Reality bites where the politics and procurement collide: Lockheed has faced growing competition, program hiccups, and congressional pressure that have led to scaled-back orders and tighter program timelines. That’s why the company’s pivot toward integrated drone teaming isn’t just innovation theater — it’s an essential commercial and national-security strategy to keep the program attractive and effective. But innovation must be paired with sustained procurement and clear policy, not Twitter hot takes or budget theater.

The Trump administration’s DOGE effort promises efficiency, and some of its reforms could weed out genuine waste; yet handing the future of defense policy to celebrity-led cost-cutting without full regard for readiness risks hollowing out America’s deterrent. If DOGE identifies savings, fine — funnel those savings back into modernization, maintenance, and the workforce that keeps jets flying and wars from happening. American security deserves hard-headed reforms, not ideological purity tests that confuse austerity with strength.

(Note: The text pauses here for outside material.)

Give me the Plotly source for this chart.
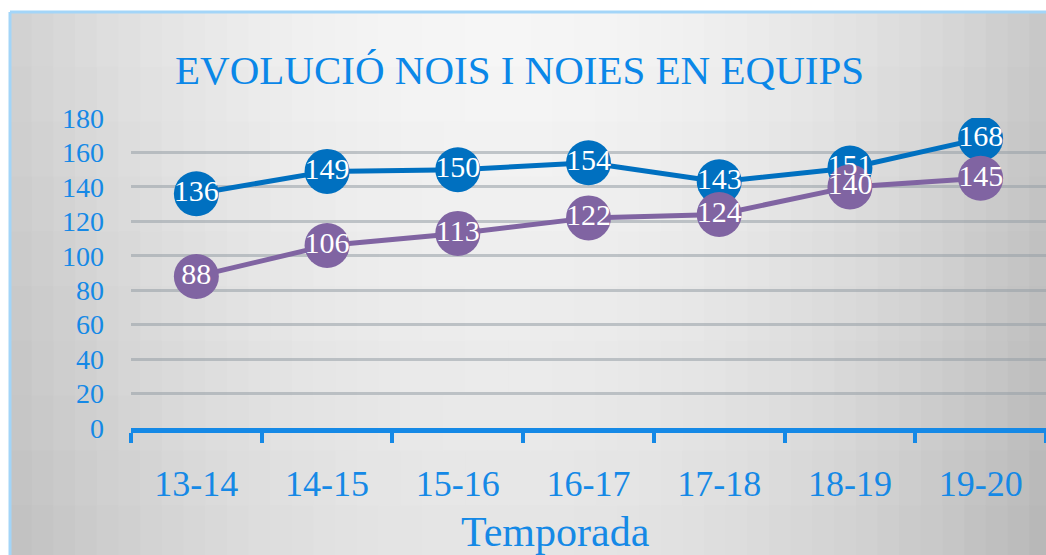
import plotly.graph_objects as go

# ---- data ----
temporades = ["13-14", "14-15", "15-16", "16-17", "17-18", "18-19", "19-20"]
nois = [136, 149, 150, 154, 143, 151, 168]
noies = [88, 106, 113, 122, 124, 140, 145]
y_ticks = [0, 20, 40, 60, 80, 100, 120, 140, 160, 180]
titol = "EVOLUCIÓ NOIS I NOIES EN EQUIPS"
titol_x = "Temporada"

W, H = 1046, 555
ML, MR, MT, MB = 131, 0, 118, 127
PW, PH = W - ML - MR, H - MT - MB

def px_x(px):
    return (px - ML) / PW

def px_y(py):
    return (H - MB - py) / PH

FONT = "Liberation Serif"
BLUE_TXT = "#1589E6"
C_NOIS = "#0070C0"
C_NOIES = "#8064A2"

fig = go.Figure()

# lines + markers
fig.add_trace(go.Scatter(x=temporades, y=nois, mode="lines+markers",
                         line=dict(color=C_NOIS, width=5),
                         marker=dict(size=45, color=C_NOIS, line=dict(width=0)),
                         showlegend=False, hoverinfo="skip"))
fig.add_trace(go.Scatter(x=temporades, y=noies, mode="lines+markers",
                         line=dict(color=C_NOIES, width=5),
                         marker=dict(size=45, color=C_NOIES, line=dict(width=0)),
                         showlegend=False, hoverinfo="skip"))
# data labels on top of all markers
for vals in (nois, noies):
    fig.add_trace(go.Scatter(x=temporades, y=vals, mode="text",
                             text=[str(v) for v in vals],
                             textposition="middle center",
                             textfont=dict(family=FONT, size=30, color="white"),
                             showlegend=False, hoverinfo="skip"))

# ---- background gradient (grid of rects) ----
shapes = []
x0px, y0px = 10, 12
ncol, nrow = 48, 10
for i in range(ncol):
    for j in range(nrow):
        fx = (i + 0.5) / ncol
        fy = (j + 0.5) / nrow
        b = 200 + 47 * (1 - ((fx - 0.47) / 0.53) ** 2) - 18 * fy
        b = int(max(0, min(255, b)))
        xa = x0px + (W + 5 - x0px) * i / ncol
        xb = x0px + (W + 5 - x0px) * (i + 1) / ncol + 1
        ya = y0px + (H + 5 - y0px) * j / nrow
        yb = y0px + (H + 5 - y0px) * (j + 1) / nrow + 1
        shapes.append(dict(type="rect", xref="paper", yref="paper",
                           x0=px_x(xa), x1=px_x(xb), y0=px_y(yb), y1=px_y(ya),
                           fillcolor=f"rgb({b},{b},{b})", line=dict(width=0),
                           layer="below"))
# frame border (top + left, light blue)
shapes.append(dict(type="line", xref="paper", yref="paper",
                   x0=px_x(10), x1=px_x(W + 5), y0=px_y(12), y1=px_y(12),
                   line=dict(color="#A3D5F8", width=3), layer="below"))
shapes.append(dict(type="line", xref="paper", yref="paper",
                   x0=px_x(10), x1=px_x(10), y0=px_y(12), y1=px_y(H + 5),
                   line=dict(color="#A3D5F8", width=3), layer="below"))

annotations = [
    dict(text=titol, xref="paper", yref="paper", x=px_x(519), y=px_y(70),
         xanchor="center", yanchor="middle", showarrow=False,
         font=dict(family=FONT, size=41, color="#0A87E8")),
    dict(text=titol_x, xref="paper", yref="paper", x=px_x(555), y=px_y(532),
         xanchor="center", yanchor="middle", showarrow=False,
         font=dict(family=FONT, size=42, color=BLUE_TXT)),
]

fig.update_layout(
    width=W, height=H,
    margin=dict(l=ML, r=MR, t=MT, b=MB, pad=0),
    paper_bgcolor="white",
    plot_bgcolor="rgba(0,0,0,0)",
    shapes=shapes,
    annotations=annotations,
    showlegend=False,
    xaxis=dict(type="category", categoryorder="array", categoryarray=temporades,
               range=[-0.5, 6.5], tickson="boundaries",
               ticks="outside", ticklen=10, tickwidth=4, tickcolor=BLUE_TXT,
               showline=True, linewidth=5, linecolor=BLUE_TXT,
               showgrid=False, zeroline=False,
               tickfont=dict(family=FONT, size=36, color=BLUE_TXT),
               ticklabelstandoff=20),
    yaxis=dict(range=[0, 180], tickvals=y_ticks,
               showgrid=True, gridcolor="rgba(150,158,166,0.55)", gridwidth=3,
               zeroline=False, showline=False, ticks="",
               tickfont=dict(family=FONT, size=28, color=BLUE_TXT),
               ticklabelstandoff=26),
)

fig.write_html("out.html", config={"displayModeBar": False},
               post_script="document.body.style.margin='0px';document.body.style.overflow='hidden';")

Patriots should cheer Lockheed’s technical strides while demanding responsible stewardship from Washington. We can and should squeeze waste, hold contractors and bureaucrats accountable, and still back the men and women who design, build, and maintain the platforms that deter our enemies. Political grandstanding and social-media pronouncements won’t replace the industrial muscle that keeps America free; smart, well-funded modernization and respect for the defense workforce will.